═════ Information shown

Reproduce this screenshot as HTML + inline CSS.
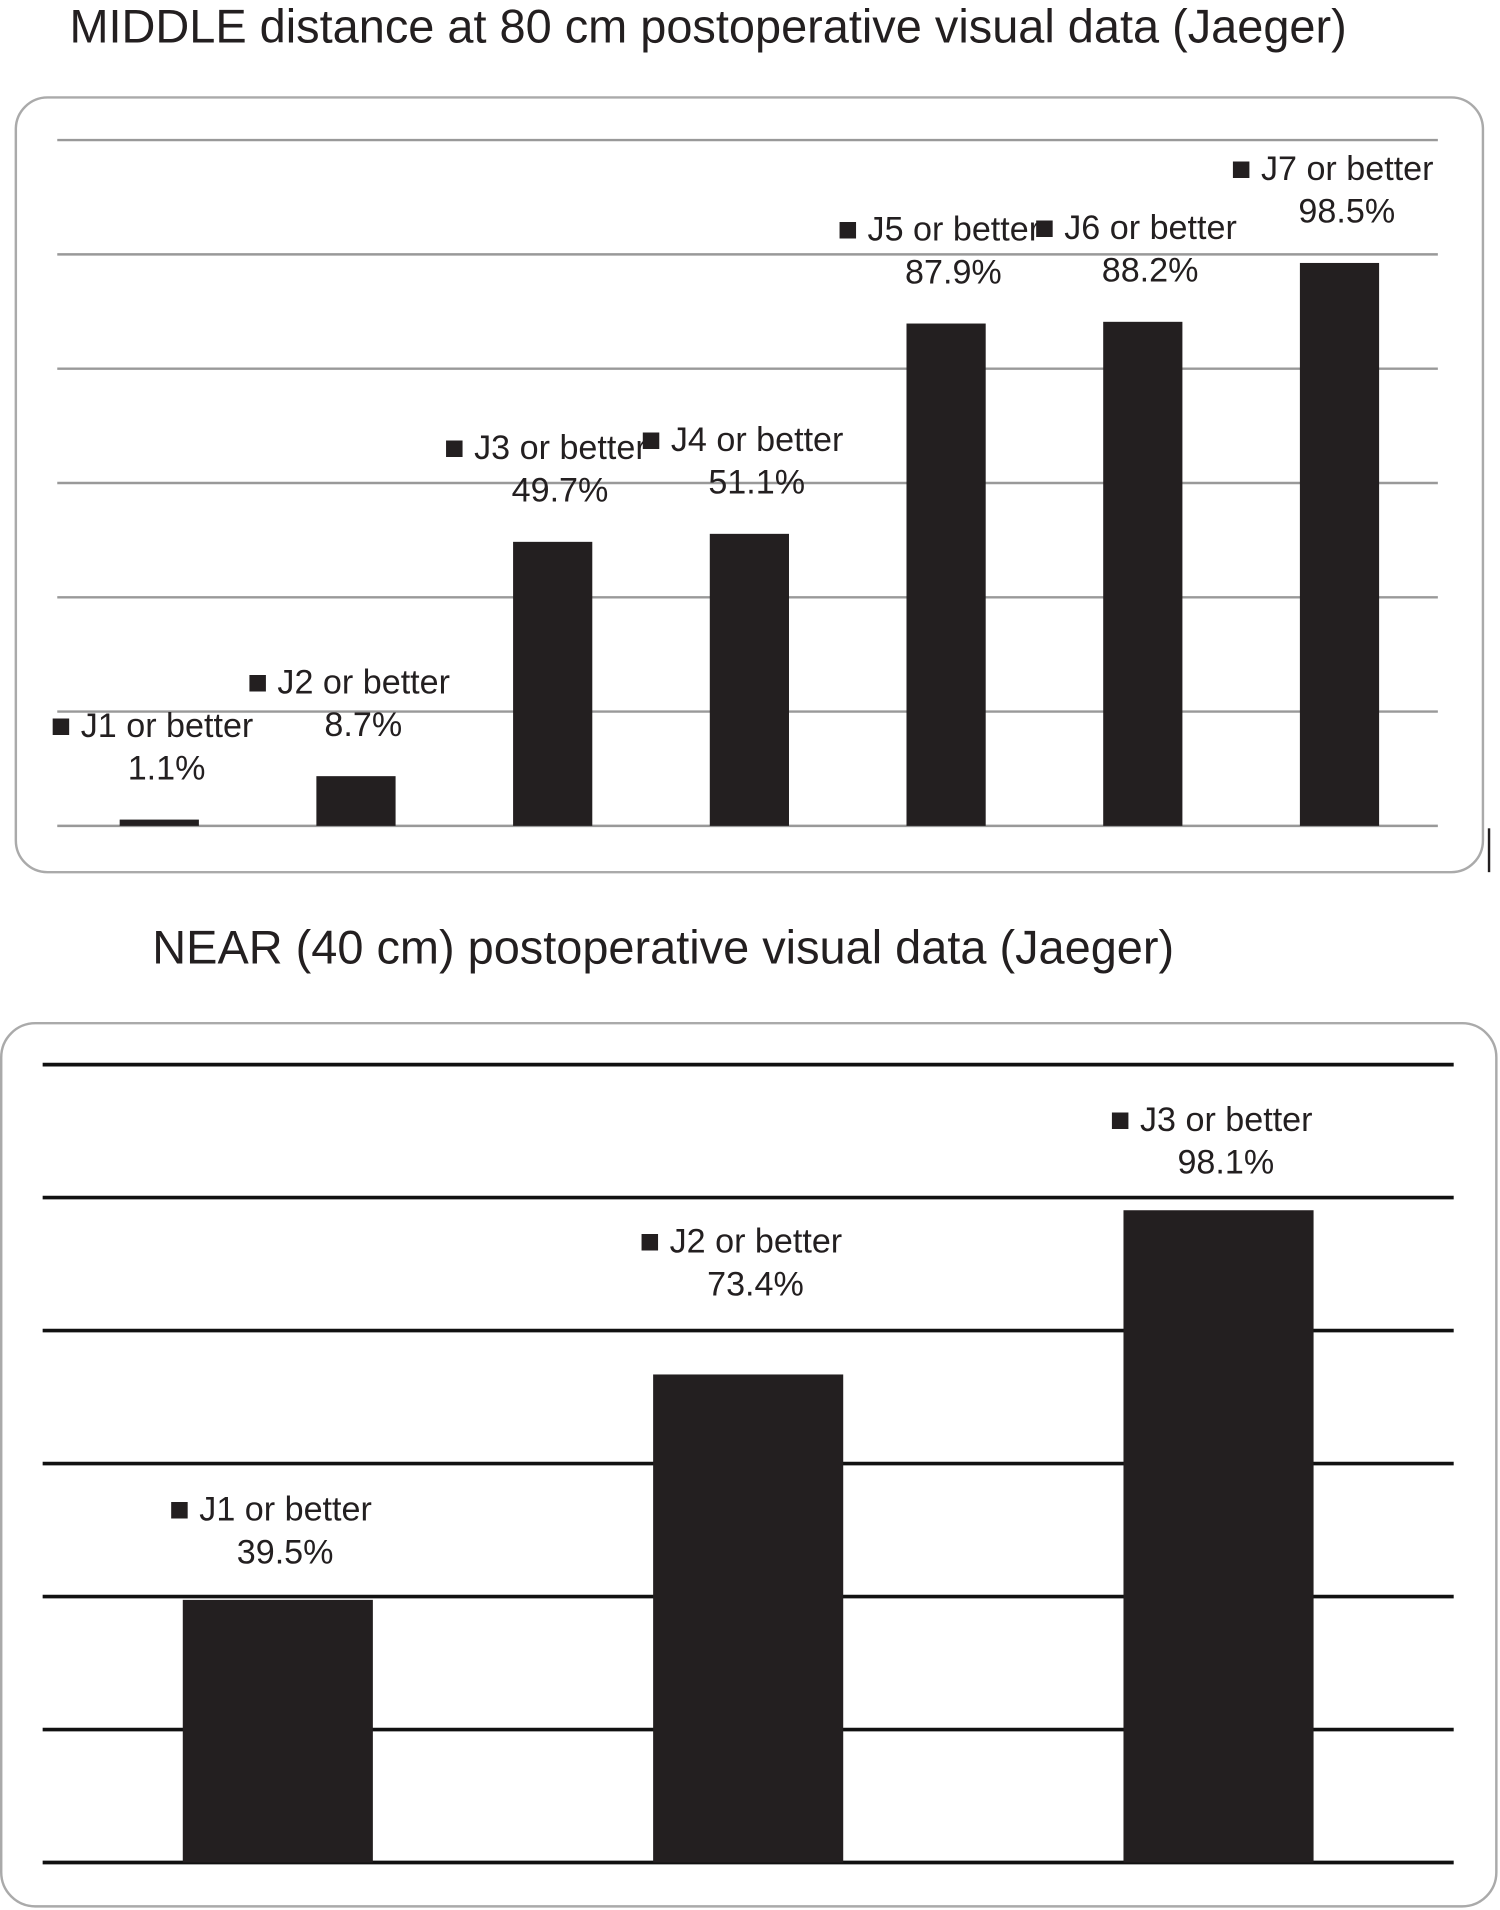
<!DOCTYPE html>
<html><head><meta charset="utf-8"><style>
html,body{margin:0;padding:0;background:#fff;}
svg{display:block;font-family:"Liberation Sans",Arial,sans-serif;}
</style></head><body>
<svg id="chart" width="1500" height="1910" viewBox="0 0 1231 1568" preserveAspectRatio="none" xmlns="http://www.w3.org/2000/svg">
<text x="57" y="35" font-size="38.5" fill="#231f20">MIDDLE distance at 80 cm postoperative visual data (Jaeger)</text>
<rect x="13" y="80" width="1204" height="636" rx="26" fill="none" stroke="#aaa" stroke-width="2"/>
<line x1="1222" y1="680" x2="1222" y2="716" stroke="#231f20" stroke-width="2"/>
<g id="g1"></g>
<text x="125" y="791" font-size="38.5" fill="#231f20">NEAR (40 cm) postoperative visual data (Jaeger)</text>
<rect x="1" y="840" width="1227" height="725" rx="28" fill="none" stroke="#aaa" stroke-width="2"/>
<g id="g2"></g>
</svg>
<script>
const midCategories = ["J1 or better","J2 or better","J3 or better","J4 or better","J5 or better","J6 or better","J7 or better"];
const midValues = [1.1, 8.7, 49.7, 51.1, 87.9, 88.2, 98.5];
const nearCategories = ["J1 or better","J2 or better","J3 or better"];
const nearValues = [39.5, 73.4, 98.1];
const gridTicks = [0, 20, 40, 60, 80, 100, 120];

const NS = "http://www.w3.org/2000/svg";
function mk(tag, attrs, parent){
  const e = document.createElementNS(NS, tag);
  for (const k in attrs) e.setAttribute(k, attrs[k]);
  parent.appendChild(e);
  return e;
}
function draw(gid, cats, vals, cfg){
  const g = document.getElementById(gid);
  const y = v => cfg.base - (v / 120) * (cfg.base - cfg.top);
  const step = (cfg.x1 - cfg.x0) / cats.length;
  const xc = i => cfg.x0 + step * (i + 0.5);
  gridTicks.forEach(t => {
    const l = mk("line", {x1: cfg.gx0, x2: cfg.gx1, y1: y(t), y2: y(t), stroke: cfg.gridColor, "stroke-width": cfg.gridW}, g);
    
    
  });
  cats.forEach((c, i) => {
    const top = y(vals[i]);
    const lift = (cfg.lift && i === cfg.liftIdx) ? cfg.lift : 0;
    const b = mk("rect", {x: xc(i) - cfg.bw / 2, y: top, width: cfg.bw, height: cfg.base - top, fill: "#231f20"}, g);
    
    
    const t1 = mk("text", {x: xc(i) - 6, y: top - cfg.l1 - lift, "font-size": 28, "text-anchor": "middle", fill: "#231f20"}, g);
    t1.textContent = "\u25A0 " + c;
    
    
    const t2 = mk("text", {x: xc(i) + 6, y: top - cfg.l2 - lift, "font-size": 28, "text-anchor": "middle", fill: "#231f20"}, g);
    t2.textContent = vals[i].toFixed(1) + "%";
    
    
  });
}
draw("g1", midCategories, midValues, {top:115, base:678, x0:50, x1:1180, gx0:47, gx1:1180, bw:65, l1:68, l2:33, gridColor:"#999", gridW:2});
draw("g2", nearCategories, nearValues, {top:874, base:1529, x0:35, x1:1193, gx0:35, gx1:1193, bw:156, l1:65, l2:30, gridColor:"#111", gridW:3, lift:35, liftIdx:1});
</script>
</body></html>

══════════

Required task:
Without the pictures, please reproduce each line of the listing above exactly, from the first one through the line bearing "const gridTicks = [0, 20, 40, 60, 80, 100, 120];".

Problem solution:
Reproduce this screenshot as HTML + inline CSS.
<!DOCTYPE html>
<html><head><meta charset="utf-8"><style>
html,body{margin:0;padding:0;background:#fff;}
svg{display:block;font-family:"Liberation Sans",Arial,sans-serif;}
</style></head><body>
<svg id="chart" width="1500" height="1910" viewBox="0 0 1231 1568" preserveAspectRatio="none" xmlns="http://www.w3.org/2000/svg">
<text x="57" y="35" font-size="38.5" fill="#231f20">MIDDLE distance at 80 cm postoperative visual data (Jaeger)</text>
<rect x="13" y="80" width="1204" height="636" rx="26" fill="none" stroke="#aaa" stroke-width="2"/>
<line x1="1222" y1="680" x2="1222" y2="716" stroke="#231f20" stroke-width="2"/>
<g id="g1"></g>
<text x="125" y="791" font-size="38.5" fill="#231f20">NEAR (40 cm) postoperative visual data (Jaeger)</text>
<rect x="1" y="840" width="1227" height="725" rx="28" fill="none" stroke="#aaa" stroke-width="2"/>
<g id="g2"></g>
</svg>
<script>
const midCategories = ["J1 or better","J2 or better","J3 or better","J4 or better","J5 or better","J6 or better","J7 or better"];
const midValues = [1.1, 8.7, 49.7, 51.1, 87.9, 88.2, 98.5];
const nearCategories = ["J1 or better","J2 or better","J3 or better"];
const nearValues = [39.5, 73.4, 98.1];
const gridTicks = [0, 20, 40, 60, 80, 100, 120];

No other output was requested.